Enoquiano - A Linguagem dos Anjos
"A certa altura percebi que só Deus (e através dos seus Anjos) poderia satisfazer o meu desejo, que era o de compreender a natureza de todas as suas criaturas."
John Dee
O inglês John Dee (1529-1609) foi um notável matemático, astrónomo, geógrafo, astrólogo, e ocultista, chegando até a ser conselheiro das cortes da rainha Isabel I. Ao completar 50 anos, e tendo dedicado toda a sua vida ao estudo da Natureza, Dee sentia-se insatisfeito com os seus próprios progressos, e por isso começou a debruçar-se sobre os fenómenos sobrenaturais como meio de compreender melhor o mundo que o rodeava. Dee pretendia, em particular, estabelecer contacto com os anjos: seguindo a fé cristã, Dee acreditava que Deus havia enviado anjos para comunicar com os profetas, no Passado, e que seria possível restabelecer esse contacto e assim voltar a trazer a palavra de Deus à Humanidade. As primeiras tentativas fracassaram, o que levou Dee a contratar Edward Kelly, um místico que muito o havia impressionado com as suas capacidades psíquicas. Os dois homens começaram então a realizar sessões de contacto com “anjos” através de uma bola de cristal, que envolviam preparação meticulosa com orações e jejum, em linha com a tradição cristã. Kelly, fixando a bola de cristal em transe, relatava o que via a Dee, que o anotava escrupulosamente. Os anjos começaram a ensinar a Dee e Kelley a sua própria linguagem, que deveria ser utilizada em invocações especiais no início de cada sessão. Este idioma, até então desconhecido, recebeu mais tarde a designação de “Enoquiano”, numa referência ao profeta Enoque, a única personagem desde Adão a conhecer a “linguagem angélica” (como Dee lhe chamava).

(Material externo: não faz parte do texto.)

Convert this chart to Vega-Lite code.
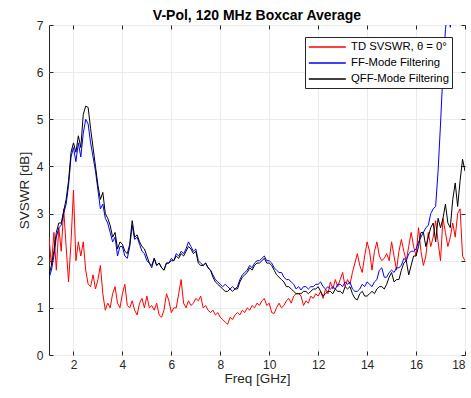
{
"$schema": "https://vega.github.io/schema/vega-lite/v6.json",
"width": 416, "height": 330,
"autosize": {"type": "none"},
"padding": {"left": 49, "top": 25, "right": 6, "bottom": 43},
"background": "white",
"title": {"text": "V-Pol, 120 MHz Boxcar Average", "font": "Liberation Sans", "fontSize": 14, "fontWeight": "bold", "color": "#000000", "offset": -4},
"config": {
  "view": {"stroke": "#262626", "strokeWidth": 1},
  "axis": {"labelFont": "Liberation Sans", "labelFontSize": 12, "labelColor": "#262626", "titleFont": "Liberation Sans", "titleFontSize": 13.5, "titleFontWeight": "normal", "titleColor": "#262626", "gridColor": "#ebebeb", "tickColor": "#262626", "tickSize": -4, "domain": false, "labelPadding": 8}
},
"data": {"values": [
{"f":1.0,"td":2.5,"ff":1.63,"qff":1.7},
{"f":1.1,"td":1.9,"ff":1.8,"qff":1.9},
{"f":1.2,"td":2.6,"ff":2.1,"qff":2.2},
{"f":1.3,"td":1.8,"ff":2.5,"qff":2.6},
{"f":1.4,"td":2.7,"ff":2.7,"qff":2.8},
{"f":1.5,"td":2.2,"ff":2.75,"qff":2.8},
{"f":1.6,"td":3.1,"ff":3.0,"qff":3.05},
{"f":1.7,"td":2.3,"ff":3.2,"qff":3.3},
{"f":1.8,"td":1.55,"ff":3.6,"qff":3.7},
{"f":1.9,"td":2.4,"ff":4.2,"qff":4.3},
{"f":2.0,"td":3.5,"ff":4.4,"qff":4.5},
{"f":2.1,"td":2.0,"ff":4.1,"qff":4.3},
{"f":2.2,"td":2.4,"ff":4.5,"qff":4.65},
{"f":2.3,"td":2.1,"ff":4.2,"qff":4.4},
{"f":2.4,"td":2.4,"ff":4.7,"qff":5.1},
{"f":2.5,"td":1.8,"ff":5.0,"qff":5.28},
{"f":2.6,"td":1.5,"ff":4.9,"qff":5.25},
{"f":2.7,"td":1.45,"ff":4.5,"qff":4.8},
{"f":2.8,"td":1.7,"ff":4.2,"qff":4.4},
{"f":2.9,"td":1.4,"ff":3.9,"qff":4.0},
{"f":3.0,"td":1.6,"ff":3.5,"qff":3.6},
{"f":3.1,"td":1.9,"ff":3.1,"qff":3.3},
{"f":3.2,"td":1.3,"ff":3.2,"qff":3.45},
{"f":3.3,"td":0.95,"ff":2.9,"qff":3.0},
{"f":3.4,"td":1.1,"ff":2.8,"qff":2.9},
{"f":3.5,"td":1.0,"ff":2.6,"qff":2.75},
{"f":3.6,"td":1.3,"ff":2.4,"qff":2.5},
{"f":3.7,"td":1.45,"ff":2.5,"qff":2.6},
{"f":3.8,"td":1.1,"ff":2.1,"qff":2.25},
{"f":3.9,"td":1.0,"ff":2.3,"qff":2.4},
{"f":4.0,"td":1.3,"ff":2.3,"qff":2.35},
{"f":4.1,"td":1.5,"ff":2.1,"qff":2.2},
{"f":4.2,"td":1.05,"ff":2.05,"qff":2.15},
{"f":4.3,"td":1.0,"ff":2.3,"qff":2.35},
{"f":4.4,"td":1.15,"ff":2.75,"qff":2.85},
{"f":4.5,"td":0.95,"ff":2.45,"qff":2.5},
{"f":4.6,"td":0.85,"ff":2.5,"qff":2.55},
{"f":4.7,"td":1.1,"ff":2.35,"qff":2.4},
{"f":4.8,"td":1.2,"ff":2.2,"qff":2.3},
{"f":4.9,"td":1.0,"ff":2.15,"qff":2.25},
{"f":5.0,"td":1.25,"ff":2.0,"qff":2.1},
{"f":5.1,"td":1.0,"ff":1.95,"qff":1.95},
{"f":5.2,"td":1.05,"ff":1.85,"qff":1.9},
{"f":5.3,"td":0.95,"ff":2.05,"qff":2.05},
{"f":5.4,"td":1.1,"ff":1.9,"qff":1.9},
{"f":5.5,"td":0.85,"ff":1.95,"qff":1.95},
{"f":5.6,"td":0.8,"ff":1.85,"qff":1.85},
{"f":5.7,"td":0.95,"ff":1.8,"qff":1.8},
{"f":5.8,"td":1.3,"ff":1.95,"qff":1.95},
{"f":5.9,"td":1.15,"ff":1.95,"qff":1.95},
{"f":6.0,"td":0.9,"ff":2.05,"qff":2.0},
{"f":6.1,"td":1.0,"ff":2.0,"qff":2.0},
{"f":6.2,"td":1.0,"ff":2.15,"qff":2.1},
{"f":6.3,"td":1.3,"ff":2.1,"qff":2.05},
{"f":6.4,"td":1.6,"ff":2.2,"qff":2.15},
{"f":6.5,"td":1.1,"ff":2.15,"qff":2.1},
{"f":6.6,"td":1.0,"ff":2.25,"qff":2.2},
{"f":6.7,"td":1.15,"ff":2.4,"qff":2.3},
{"f":6.8,"td":1.05,"ff":2.3,"qff":2.25},
{"f":6.9,"td":1.1,"ff":2.2,"qff":2.15},
{"f":7.0,"td":1.2,"ff":2.25,"qff":2.2},
{"f":7.1,"td":1.15,"ff":2.0,"qff":1.95},
{"f":7.2,"td":1.25,"ff":1.95,"qff":1.9},
{"f":7.3,"td":1.0,"ff":1.9,"qff":1.9},
{"f":7.4,"td":1.05,"ff":1.95,"qff":1.95},
{"f":7.5,"td":0.95,"ff":1.85,"qff":1.85},
{"f":7.6,"td":0.9,"ff":1.8,"qff":1.8},
{"f":7.7,"td":0.95,"ff":1.7,"qff":1.65},
{"f":7.8,"td":0.85,"ff":1.6,"qff":1.55},
{"f":7.9,"td":0.9,"ff":1.55,"qff":1.5},
{"f":8.0,"td":0.8,"ff":1.5,"qff":1.45},
{"f":8.1,"td":0.75,"ff":1.45,"qff":1.4},
{"f":8.2,"td":0.7,"ff":1.5,"qff":1.35},
{"f":8.3,"td":0.65,"ff":1.45,"qff":1.35},
{"f":8.4,"td":0.8,"ff":1.4,"qff":1.4},
{"f":8.5,"td":0.75,"ff":1.45,"qff":1.35},
{"f":8.6,"td":0.85,"ff":1.4,"qff":1.4},
{"f":8.7,"td":0.9,"ff":1.45,"qff":1.4},
{"f":8.8,"td":0.85,"ff":1.6,"qff":1.55},
{"f":8.9,"td":0.95,"ff":1.7,"qff":1.65},
{"f":9.0,"td":0.9,"ff":1.75,"qff":1.7},
{"f":9.1,"td":1.0,"ff":1.8,"qff":1.75},
{"f":9.2,"td":0.95,"ff":1.9,"qff":1.85},
{"f":9.3,"td":1.05,"ff":1.85,"qff":1.8},
{"f":9.4,"td":1.0,"ff":1.95,"qff":1.9},
{"f":9.5,"td":1.1,"ff":2.0,"qff":1.95},
{"f":9.6,"td":1.05,"ff":2.0,"qff":1.95},
{"f":9.7,"td":1.15,"ff":2.05,"qff":2.0},
{"f":9.8,"td":1.2,"ff":2.1,"qff":2.05},
{"f":9.9,"td":1.05,"ff":2.0,"qff":1.95},
{"f":10.0,"td":1.1,"ff":2.0,"qff":1.95},
{"f":10.1,"td":0.9,"ff":1.95,"qff":1.9},
{"f":10.2,"td":0.88,"ff":1.85,"qff":1.8},
{"f":10.3,"td":1.0,"ff":1.8,"qff":1.7},
{"f":10.4,"td":1.1,"ff":1.75,"qff":1.65},
{"f":10.5,"td":1.0,"ff":1.75,"qff":1.6},
{"f":10.6,"td":1.05,"ff":1.65,"qff":1.55},
{"f":10.7,"td":1.15,"ff":1.6,"qff":1.45},
{"f":10.8,"td":1.2,"ff":1.6,"qff":1.45},
{"f":10.9,"td":1.1,"ff":1.55,"qff":1.4},
{"f":11.0,"td":1.25,"ff":1.5,"qff":1.35},
{"f":11.1,"td":1.3,"ff":1.4,"qff":1.3},
{"f":11.2,"td":1.3,"ff":1.45,"qff":1.3},
{"f":11.3,"td":1.25,"ff":1.38,"qff":1.3},
{"f":11.4,"td":1.05,"ff":1.45,"qff":1.35},
{"f":11.5,"td":1.15,"ff":1.45,"qff":1.35},
{"f":11.6,"td":1.1,"ff":1.4,"qff":1.3},
{"f":11.7,"td":1.25,"ff":1.45,"qff":1.35},
{"f":11.8,"td":1.2,"ff":1.45,"qff":1.4},
{"f":11.9,"td":1.3,"ff":1.5,"qff":1.4},
{"f":12.0,"td":1.25,"ff":1.5,"qff":1.45},
{"f":12.1,"td":1.35,"ff":1.55,"qff":1.35},
{"f":12.2,"td":1.2,"ff":1.45,"qff":1.25},
{"f":12.3,"td":1.4,"ff":1.4,"qff":1.3},
{"f":12.4,"td":1.3,"ff":1.45,"qff":1.35},
{"f":12.5,"td":1.55,"ff":1.4,"qff":1.35},
{"f":12.6,"td":1.4,"ff":1.45,"qff":1.3},
{"f":12.7,"td":1.6,"ff":1.4,"qff":1.4},
{"f":12.8,"td":1.45,"ff":1.5,"qff":1.35},
{"f":12.9,"td":1.6,"ff":1.5,"qff":1.35},
{"f":13.0,"td":1.75,"ff":1.45,"qff":1.3},
{"f":13.1,"td":1.45,"ff":1.55,"qff":1.45},
{"f":13.2,"td":1.6,"ff":1.5,"qff":1.4},
{"f":13.3,"td":1.5,"ff":1.55,"qff":1.45},
{"f":13.4,"td":1.75,"ff":1.4,"qff":1.3},
{"f":13.5,"td":1.95,"ff":1.35,"qff":1.2},
{"f":13.6,"td":2.15,"ff":1.35,"qff":1.17},
{"f":13.7,"td":1.9,"ff":1.4,"qff":1.3},
{"f":13.8,"td":1.75,"ff":1.5,"qff":1.35},
{"f":13.9,"td":2.1,"ff":1.45,"qff":1.25},
{"f":14.0,"td":2.4,"ff":1.55,"qff":1.25},
{"f":14.1,"td":2.2,"ff":1.5,"qff":1.3},
{"f":14.2,"td":1.8,"ff":1.45,"qff":1.35},
{"f":14.3,"td":2.2,"ff":1.55,"qff":1.3},
{"f":14.4,"td":2.4,"ff":1.6,"qff":1.4},
{"f":14.5,"td":2.1,"ff":1.8,"qff":1.45},
{"f":14.6,"td":2.0,"ff":1.85,"qff":1.45},
{"f":14.7,"td":2.05,"ff":1.65,"qff":1.4},
{"f":14.8,"td":2.15,"ff":1.65,"qff":1.5},
{"f":14.9,"td":2.0,"ff":1.75,"qff":1.65},
{"f":15.0,"td":2.4,"ff":1.8,"qff":1.75},
{"f":15.1,"td":2.1,"ff":1.75,"qff":1.55},
{"f":15.2,"td":1.8,"ff":1.85,"qff":1.6},
{"f":15.3,"td":2.2,"ff":1.85,"qff":1.6},
{"f":15.4,"td":2.45,"ff":1.9,"qff":1.8},
{"f":15.5,"td":2.2,"ff":2.05,"qff":1.95},
{"f":15.6,"td":2.0,"ff":2.0,"qff":2.0},
{"f":15.7,"td":2.3,"ff":2.15,"qff":1.7},
{"f":15.8,"td":2.6,"ff":2.2,"qff":1.9},
{"f":15.9,"td":2.3,"ff":2.2,"qff":2.1},
{"f":16.0,"td":2.1,"ff":2.25,"qff":2.1},
{"f":16.1,"td":2.7,"ff":2.4,"qff":2.3},
{"f":16.2,"td":2.2,"ff":2.5,"qff":2.6},
{"f":16.3,"td":1.9,"ff":2.6,"qff":2.6},
{"f":16.4,"td":2.1,"ff":2.7,"qff":2.3},
{"f":16.5,"td":2.6,"ff":2.75,"qff":2.5},
{"f":16.6,"td":2.3,"ff":3.0,"qff":2.7},
{"f":16.7,"td":2.5,"ff":3.1,"qff":2.8},
{"f":16.8,"td":2.85,"ff":3.15,"qff":2.4},
{"f":16.9,"td":2.4,"ff":3.9,"qff":2.9},
{"f":17.0,"td":2.0,"ff":4.9,"qff":2.7},
{"f":17.1,"td":2.9,"ff":6.0,"qff":2.9},
{"f":17.2,"td":2.6,"ff":6.9,"qff":3.2},
{"f":17.3,"td":2.3,"ff":7.4,"qff":2.8},
{"f":17.4,"td":2.5,"ff":6.95,"qff":2.7},
{"f":17.5,"td":2.8,"ff":7.6,"qff":3.3},
{"f":17.6,"td":2.5,"ff":8.2,"qff":3.65},
{"f":17.7,"td":3.0,"ff":8.8,"qff":3.15},
{"f":17.8,"td":3.1,"ff":9.4,"qff":3.7},
{"f":17.9,"td":2.1,"ff":10.0,"qff":4.15},
{"f":18.0,"td":2.0,"ff":10.5,"qff":3.9}
]},
"transform": [{"fold": ["td", "ff", "qff"], "as": ["series", "v"]}],
"layer": [
  {"mark": {"type": "line", "clip": true, "strokeWidth": 1},
   "encoding": {
     "x": {"field": "f", "type": "quantitative", "scale": {"domain": [1, 18], "nice": false, "zero": false},
           "axis": {"values": [2, 4, 6, 8, 10, 12, 14, 16, 18], "title": "Freq [GHz]", "grid": true, "titlePadding": 1}},
     "y": {"field": "v", "type": "quantitative", "scale": {"domain": [0, 7], "nice": false},
           "axis": {"values": [0, 1, 2, 3, 4, 5, 6, 7], "title": "SVSWR [dB]", "grid": true, "labelPadding": 10, "titlePadding": 5}},
     "color": {"field": "series", "type": "nominal",
               "scale": {"domain": ["td", "ff", "qff"], "range": ["#ff0000", "#0000ff", "#000000"]},
               "legend": {"orient": "none", "legendX": 256, "legendY": 12, "title": null, "symbolType": "M-1,0H5", "symbolSize": 152, "symbolStrokeWidth": 1.5, "labelFont": "Liberation Sans", "labelFontSize": 11.3, "labelColor": "#000000", "strokeColor": "#262626", "fillColor": "white", "padding": 3, "rowPadding": 3, "labelOffset": 29, "cornerRadius": 0,
                          "labelExpr": "datum.label == 'td' ? 'TD SVSWR, θ = 0°' : datum.label == 'ff' ? 'FF-Mode Filtering' : 'QFF-Mode Filtering'"}}
   }},
  {"mark": {"type": "line", "opacity": 0, "clip": true},
   "encoding": {
     "x": {"field": "f", "type": "quantitative", "axis": {"orient": "top", "values": [2, 4, 6, 8, 10, 12, 14, 16, 18], "labels": false, "grid": false, "title": null}},
     "y": {"field": "v", "type": "quantitative", "axis": {"orient": "right", "values": [0, 1, 2, 3, 4, 5, 6, 7], "labels": false, "grid": false, "title": null}}
   }}
],
"resolve": {"axis": {"x": "independent", "y": "independent"}}
}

De acordo com os diários de John Dee, o Enoquiano teria sido a linguagem utilizada por Deus para criar o mundo e para falar a Adão e aos anjos. Quando foi expulso do Paraíso, Adão perdeu o conhecimento do Enoquiano, e tentou recriar esta linguagem a partir das vagas memórias que lhe restavam. Começou então a ser utilizado um idioma que viria a ser o percursor do Hebreu, e que foi universalmente utilizado até à queda da Torre de Babel.
Utilizando a linguagem angélica, Dee criou um sistema mágico hoje conhecido por Magia Enoquiana. No entanto, não se sabe até que ponto esse sistema teria sido desenvolvido e utilizado pelo próprio Dee, e foram precisos vários séculos para que os diários de Dee fossem devidamente valorizados pelos estudiosos do ocultismo, o que veio a acontecer pela mão de Samuell McGregor Mathers, fundador da Ordem Hermética da Aurora Dourada. Mais tarde, Aleister Crowley viria a escrever com e sobre o Enoquiano, contribuindo para a sua divulgação entre as diversas correntes ocultistas do séc. XX.
A Magia Enoquiana reveste-se de uma complexidade muito superior à de outras teorias mágicas. A sua interpretação requer profundos conhecimentos de numerologia, e o facto de a maioria dos manuscritos originais de John Dee ter sido destruída pouco depois da sua morte leva a que muitas das chaves indispensáveis à interpretação e utilização do Enoquiano se tenham perdido irremediavelmente. Contudo, várias escolas de pensamento utilizam hoje a linguagem angélica, estudando-a à luz das suas convicções e ensinamentos, sem nunca subestimar o imenso poder que muitos acreditam estar por detrás da linguagem dos anjos.